Relativism as a worldview now pervades contemporary thought and even pressures many Christians. A common assumption today is that Christianity is an alternative that has already had its day. This is so persuasive precisely because modern culture has adopted the notion that everything changes and anything becomes passe, whether fashions or automobiles or religion or, ultimately, truth itself. One perceptive businessman in the church I pastor commented to me, "I find the persuasiveness [of this view] very sophisticated and tugging at my elbows every day! And I consider my faith reasonably strong."

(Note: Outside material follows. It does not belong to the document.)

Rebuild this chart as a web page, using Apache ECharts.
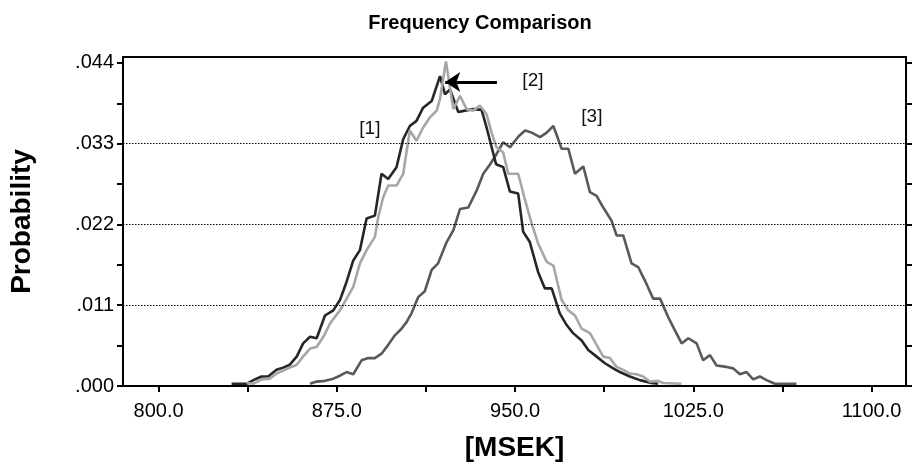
<!DOCTYPE html>
<html>
<head>
<meta charset="utf-8">
<script src="https://cdn.jsdelivr.net/npm/echarts@6/dist/echarts.min.js"></script>
<style>
  html, body { margin: 0; padding: 0; background: #fff; }
  #chart { width: 922px; height: 468px; }
</style>
</head>
<body>
<div id="chart"></div>
<script>
// x ticks / labels
var xMin = 785, xMax = 1114.5;
var xTicks = [800, 837.5, 875, 912.5, 950, 987.5, 1025, 1062.5, 1100];
var xLabels = [800, 875, 950, 1025, 1100];
var yTicks = [0, 0.0055, 0.011, 0.0165, 0.022, 0.0275, 0.033, 0.0385, 0.044];
var yLabels = [0, 0.011, 0.022, 0.033, 0.044];
var gridValues = [0.011, 0.022, 0.033];

// [1] dark
var series1 = [
  [830.7, 0.0003], [837.0, 0.0003], [840.5, 0.0009], [843.3, 0.0013], [846.1, 0.0013],
  [849.6, 0.0022], [852.4, 0.0025], [855.2, 0.0029], [858.1, 0.0040], [860.8, 0.0058],
  [863.7, 0.0067], [866.5, 0.0065], [870.0, 0.0096], [873.5, 0.0103], [876.3, 0.0117],
  [879.1, 0.0142], [881.9, 0.0171], [884.7, 0.0185], [887.5, 0.0228], [891.0, 0.0232],
  [893.8, 0.0289], [896.6, 0.0282], [900.1, 0.0298], [902.9, 0.0336], [905.7, 0.0354],
  [908.5, 0.0361], [911.3, 0.0379], [914.9, 0.0388], [918.4, 0.0422], [920.5, 0.0397],
  [922.6, 0.0404], [926.1, 0.0373], [928.9, 0.0375], [932.4, 0.0377], [935.9, 0.0376],
  [938.0, 0.0352], [942.0, 0.0302], [945.0, 0.0298], [947.8, 0.0265], [951.3, 0.0262],
  [953.4, 0.0210], [956.2, 0.0196], [959.7, 0.0155], [962.5, 0.0133], [965.4, 0.0133],
  [968.8, 0.0099], [971.7, 0.0083], [974.4, 0.0072], [978.0, 0.0062], [980.8, 0.0049],
  [984.3, 0.0040], [987.8, 0.0031], [991.3, 0.0024], [994.1, 0.0019], [998.3, 0.0013],
  [1002.5, 0.0008], [1007.4, 0.0004], [1010.2, 0.0003]
];

// [2] light
var series2 = [
  [837.0, 0.0004], [839.8, 0.0003], [843.3, 0.0009], [846.8, 0.0010], [849.6, 0.0017],
  [852.4, 0.0021], [855.2, 0.0025], [858.1, 0.0029], [860.8, 0.0040], [863.7, 0.0051],
  [866.5, 0.0053], [869.3, 0.0067], [872.1, 0.0085], [876.3, 0.0103], [879.1, 0.0119],
  [881.9, 0.0135], [884.7, 0.0167], [887.5, 0.0185], [891.0, 0.0203], [892.4, 0.0230],
  [894.5, 0.0257], [896.6, 0.0273], [900.1, 0.0273], [902.9, 0.0289], [905.7, 0.0348],
  [908.5, 0.0334], [911.3, 0.0352], [914.2, 0.0366], [917.0, 0.0375], [918.4, 0.0391],
  [920.9, 0.0442], [924.0, 0.0377], [926.8, 0.0395], [929.6, 0.0377], [932.4, 0.0375],
  [935.2, 0.0382], [938.0, 0.0370], [940.1, 0.0345], [942.2, 0.0325], [945.0, 0.0318],
  [947.1, 0.0289], [951.3, 0.0289], [954.2, 0.0253], [957.0, 0.0221], [959.7, 0.0194],
  [963.3, 0.0169], [966.1, 0.0164], [969.6, 0.0117], [972.4, 0.0103], [975.2, 0.0096],
  [978.0, 0.0078], [981.5, 0.0072], [984.3, 0.0056], [987.1, 0.0040], [989.9, 0.0038],
  [992.7, 0.0026], [995.5, 0.0022], [998.3, 0.0017], [1001.1, 0.0016], [1003.9, 0.0013],
  [1006.7, 0.0006], [1010.2, 0.0007], [1012.3, 0.0004], [1020.0, 0.0003]
];

// [3] medium
var series3 = [
  [863.7, 0.0003], [866.5, 0.0006], [870.0, 0.0007], [873.5, 0.0010], [876.3, 0.0014],
  [879.1, 0.0019], [881.9, 0.0016], [885.4, 0.0035], [888.2, 0.0038], [891.0, 0.0038],
  [893.8, 0.0044], [896.6, 0.0056], [899.4, 0.0069], [902.2, 0.0078], [904.3, 0.0087],
  [906.4, 0.0099], [909.2, 0.0121], [912.0, 0.0129], [914.9, 0.0158], [917.6, 0.0167],
  [921.2, 0.0196], [924.0, 0.0212], [926.8, 0.0241], [930.3, 0.0243], [933.8, 0.0266],
  [936.6, 0.0289], [939.5, 0.0302], [942.2, 0.0316], [945.0, 0.0332], [947.8, 0.0325],
  [951.5, 0.0340], [954.2, 0.0348], [957.0, 0.0345], [960.5, 0.0339], [963.3, 0.0345],
  [966.1, 0.0354], [969.6, 0.0323], [972.4, 0.0323], [975.2, 0.0289], [978.7, 0.0299],
  [981.5, 0.0264], [984.3, 0.0259], [987.1, 0.0243], [990.6, 0.0225], [992.7, 0.0205],
  [995.5, 0.0205], [999.0, 0.0167], [1001.8, 0.0162], [1005.3, 0.0139], [1008.1, 0.0119],
  [1011.0, 0.0119], [1014.4, 0.0094], [1017.2, 0.0076], [1020.1, 0.0058], [1022.9, 0.0065],
  [1026.4, 0.0058], [1029.1, 0.0035], [1032.0, 0.0042], [1034.8, 0.0028], [1039.0, 0.0026],
  [1041.8, 0.0024], [1044.6, 0.0016], [1047.4, 0.0019], [1050.2, 0.0009], [1053.0, 0.0013],
  [1055.8, 0.0008], [1059.3, 0.0003], [1068.4, 0.0003]
];

// annotation anchors (data coords)
var notes = [
  { name: '[1]', coord: [888.9, 0.0350] },
  { name: '[2]', coord: [957.5, 0.0416] },
  { name: '[3]', coord: [982.3, 0.0367] }
];
var arrowFrom = [942.4, 0.0414];
var arrowTo = [920.6, 0.0414];

var FONT = 'Liberation Sans, Arial, sans-serif';

var chart = echarts.init(document.getElementById('chart'));

function lineSeries(name, data, color) {
  return {
    name: name,
    type: 'line',
    data: data,
    symbol: 'none',
    showSymbol: false,
    animation: false,
    lineStyle: { color: color, width: 2.6 },
    itemStyle: { color: color }
  };
}

var s1 = lineSeries('[1]', series1, '#262626');
var s2 = lineSeries('[2]', series2, '#a6a6a6');
var s3 = lineSeries('[3]', series3, '#595959');

// dotted grid lines across the whole plot
s3.markLine = {
  silent: true,
  symbol: 'none',
  animation: false,
  label: { show: false },
  lineStyle: { color: '#000', width: 1, type: [1.5, 1.5] },
  data: gridValues.map(function (v) { return [{ coord: [xMin, v] }, { coord: [xMax, v] }]; })
};
// arrow pointing at peak [2]
s1.markLine = {
  silent: true,
  animation: false,
  label: { show: false },
  symbol: ['none', 'arrow'],
  symbolSize: 15,
  lineStyle: { color: '#000', width: 3, type: 'solid' },
  data: [[{ coord: arrowFrom }, { coord: arrowTo }]]
};
s2.markPoint = {
  silent: true,
  animation: false,
  symbol: 'circle',
  symbolSize: 0,
  label: {
    show: true,
    position: 'inside',
    formatter: '{b}',
    color: '#111',
    fontSize: 19,
    fontFamily: FONT
  },
  data: notes.map(function (n) { return { name: n.name, coord: n.coord }; })
};

var option = {
  backgroundColor: '#fff',
  animation: false,
  title: {
    text: 'Frequency Comparison',
    left: 475,
    top: 8,
    textAlign: 'center',
    textStyle: { fontSize: 20, fontWeight: 'bold', color: '#000', fontFamily: FONT }
  },
  grid: { left: 123, right: 16, top: 57, bottom: 82, containLabel: false, outerBoundsMode: 'none' },
  xAxis: [{
    type: 'value',
    position: 'bottom',
    min: xMin,
    max: xMax,
    name: '[MSEK]',
    nameLocation: 'middle',
    nameGap: 48,
    nameTextStyle: { fontSize: 28, fontWeight: 'bold', color: '#000', fontFamily: FONT },
    axisLine: { onZero: false, lineStyle: { color: '#000', width: 2 } },
    axisTick: { show: true, inside: false, length: 6, customValues: xTicks, lineStyle: { color: '#000', width: 2 } },
    axisLabel: {
      customValues: xLabels, margin: 15, fontSize: 20, color: '#000', fontFamily: FONT,
      formatter: function (v) { return v.toFixed(1); }
    },
    splitLine: { show: false }
  }, {
    type: 'value',
    position: 'top',
    min: xMin,
    max: xMax,
    axisLine: { onZero: false, lineStyle: { color: '#000', width: 2 } },
    axisTick: { show: false },
    axisLabel: { show: false },
    splitLine: { show: false }
  }],
  yAxis: [{
    type: 'value',
    position: 'left',
    min: 0,
    max: 0.0448,
    name: 'Probability',
    nameLocation: 'middle',
    nameGap: 87,
    nameRotate: 90,
    nameTextStyle: { fontSize: 28, fontWeight: 'bold', color: '#000', fontFamily: FONT },
    axisLine: { show: true, onZero: false, lineStyle: { color: '#000', width: 2 } },
    axisTick: { show: true, inside: false, length: 6, customValues: yTicks, lineStyle: { color: '#000', width: 2 } },
    axisLabel: {
      customValues: yLabels, margin: 9, fontSize: 20, color: '#000', fontFamily: FONT,
      formatter: function (v) { return '.' + String(Math.round(v * 1000)).padStart(3, '0'); }
    },
    splitLine: { show: false }
  }, {
    type: 'value',
    position: 'right',
    min: 0,
    max: 0.0448,
    axisLine: { show: true, onZero: false, lineStyle: { color: '#000', width: 2 } },
    axisTick: { show: true, inside: false, length: 6, customValues: yTicks, lineStyle: { color: '#000', width: 2 } },
    axisLabel: { show: false },
    splitLine: { show: false }
  }],
  series: [s3, s1, s2]
};

chart.setOption(option);
</script>
</body>
</html>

The impact of relativism is to undermine exactly what James prescribes for our study of Scripture. We say the Bible is the word of God; then we contradict that belief by conceding a cultural relativity to points of doctrine that are presented in Scripture as transcending culture. We say we believe in the authority of Scripture; but we have so often been told "It may be right for you, but not for me" that we begin to believe this relativism in our own hearts. Then, when we read the word of God, it falls on ears that hear but do not respond with action.

Superstitious.
In 1 Samuel it is recorded that the Israelites were defeated by the Philistines. The elders of Israel conferred and decided to bring the ark of the Lord's covenant from Shiloh "so that it may go with us and save us from the hand of our enemies" (1 Sam 4:3). When they next went into battle, this time with the ark of the Lord present, Israel was again defeated, and the ark was captured.

What went wrong with their plan? They treated the ark of the covenant as if it were magical, as if it could save them. Instead, they should have sought the Lord. Doing so, they would have realized that they could not expect salvation from a holy God while persisting in wickedness. They would have to do what James says to do: act on God's word.

This is not far off from the way some people treat Scripture still. The Bible is revered as an object, as if it would bring blessing on one's life. The Bible may be read often; prayers may be said frequently; church services may be attended; yet there may still be a self-satisfied overlooking of gossip or lies or irresponsibility or emotional abuse of one's spouse. This amounts to a superstitious use of Scripture.

James is insisting that the words of Scripture are of no value unless put into practice. If you study the word of God and begin to see a picture of true justice or genuine love or real holiness, then start practicing what you are discovering. This is the passion on James's heart.

Emotional. The word of God is certainly intended to affect our emotions. Jesus himself told his disciples that he spoke his words to them so that they might not fear but instead have joy (Jn 14:1-2; 15:11). The misuse of this is the employment of the word of God only for emotional comfort while avoiding obedience. By James's instruction, one should not be satisfied with a superficial devotional reading merely for emotional satisfaction. He demands a reading of the word with the goal of doing the will of God found there.

Theoretical. James's instruction also repudiates the merely theoretical use of the word of God, in which a person may study the word in exhaustive detail but then use the word only as material for philosophical or theological debate. The result is an abundance of doctrinal correctness but a scarcity of biblical godliness. The ones who are "hearers only" after this pattern tend to build a reputation for holding proper theology while leaving behind a trail of divisiveness and damaged relationships.

All of these approaches have a kernel of truth in them (though I wouldn't call the third "superstition" when applied rightly). As the book of James instructs, however, the ideal approach to scripture is to be doers of the Word and not merely hearers.